(Posted September 3, 2013)

HUNTINGDON, Pa. -- After the bombing of Pearl Harbor, President Franklin Roosevelt signed an executive order to begin an internment program placing Japanese-Americans in internment camps, resulting in the loss of businesses, family breakups and suspension of their civil rights. Juniata College will host a theatrical production based on this shameful chapter in American history called, "Within the Silence," at 7 p.m., Thursday, Sept. 19, in the ballroom of Ellis Hall on the Juniata campus.

The production is free and open to the public. "Within the Silence" is presented as a companion piece to an art exhibit at the Juniata College Museum of Art, "Infinite Mirror: Images of American Identity," which presents art by American artists raised in many different cultures as a way to visually decode how the United States sees itself as a nation. The Juniata Museum of Art is sponsoring the production, together with Juniata College's Office of Diversity and Inclusion. The museum exhibit opens with a reception at the museum at 5 p.m., Sept. 19.

"The play is about the mass incarceration of Japanese Americans during the Second World War, a subject also explored by 'Infinite Mirror' artist Scott Tsuchitani, whose parents and grandparents lived through that experience."

Judy Maloney, assistant professor of art.

"The play is about the mass incarceration of Japanese Americans during the Second World War, a subject also explored by 'Infinite Mirror' artist Scott Tsuchitani, whose parents and grandparents lived through that experience," explains Judy Maloney, instructor in art and director of the Juniata College Museum of Art. "In digitally altering actual images from the internment camps, Tsuchitani says he wants to evoke past and present assaults on the civil liberties that have been 'considered birthright in this country.'"

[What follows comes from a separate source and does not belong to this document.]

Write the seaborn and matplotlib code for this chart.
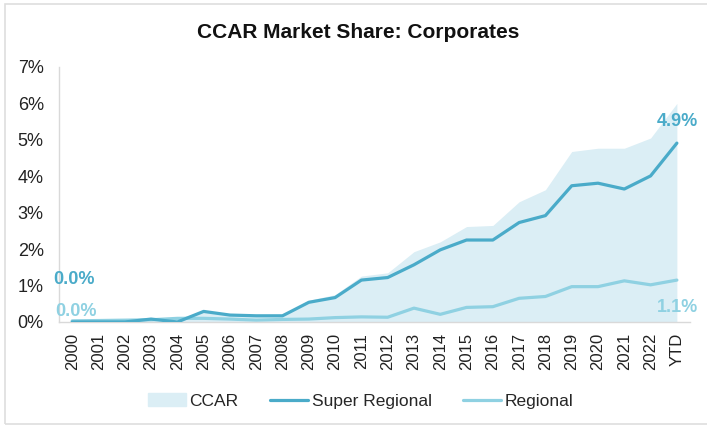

In 1942, President Roosevelt signed Executive Order No. 9066, which authorized civil authorities to confiscate businesses, property, and in most cases personal possessions from Japanese-Americans and incarcerate entire families in a series of internment camps located mostly in the western United States.

"Within the Silence" dramatizes this deplorable decision through the character of Emiko Yamada, a teenage girl growing up in the "Japantown" neighborhood in Seattle, Wash. The production follows the Yamadas as they are rounded up by the U.S. Army and sent to a temporary holding facility, Camp Harmony, located near Seattle on the fairgrounds of the Washington State Fair.

The FBI sends Emiko's father to a special camp in Montana as the rest of the family is transferred to Camp Minidoka, in Idaho. "Within the Silence" presents its story through the eyes of Emiko as one of her brothers joins the U.S Army, while her other brother is radicalized and sent to a prisoner-of-war camp. Eventually, Emiko's father returns, but he is a changed man, withdrawn and wary.

The production follows Emiko and her family through the rest of the war and the Yamadas' release. The family makes a start at rebuilding their lives, starting by sending Emiko to college to become a teacher.

"Within the Silence" is created and presented by Living Voices, a Seattle-based theatrical program that uses solo performances and combines them with archival film clips to turn history into a living journey.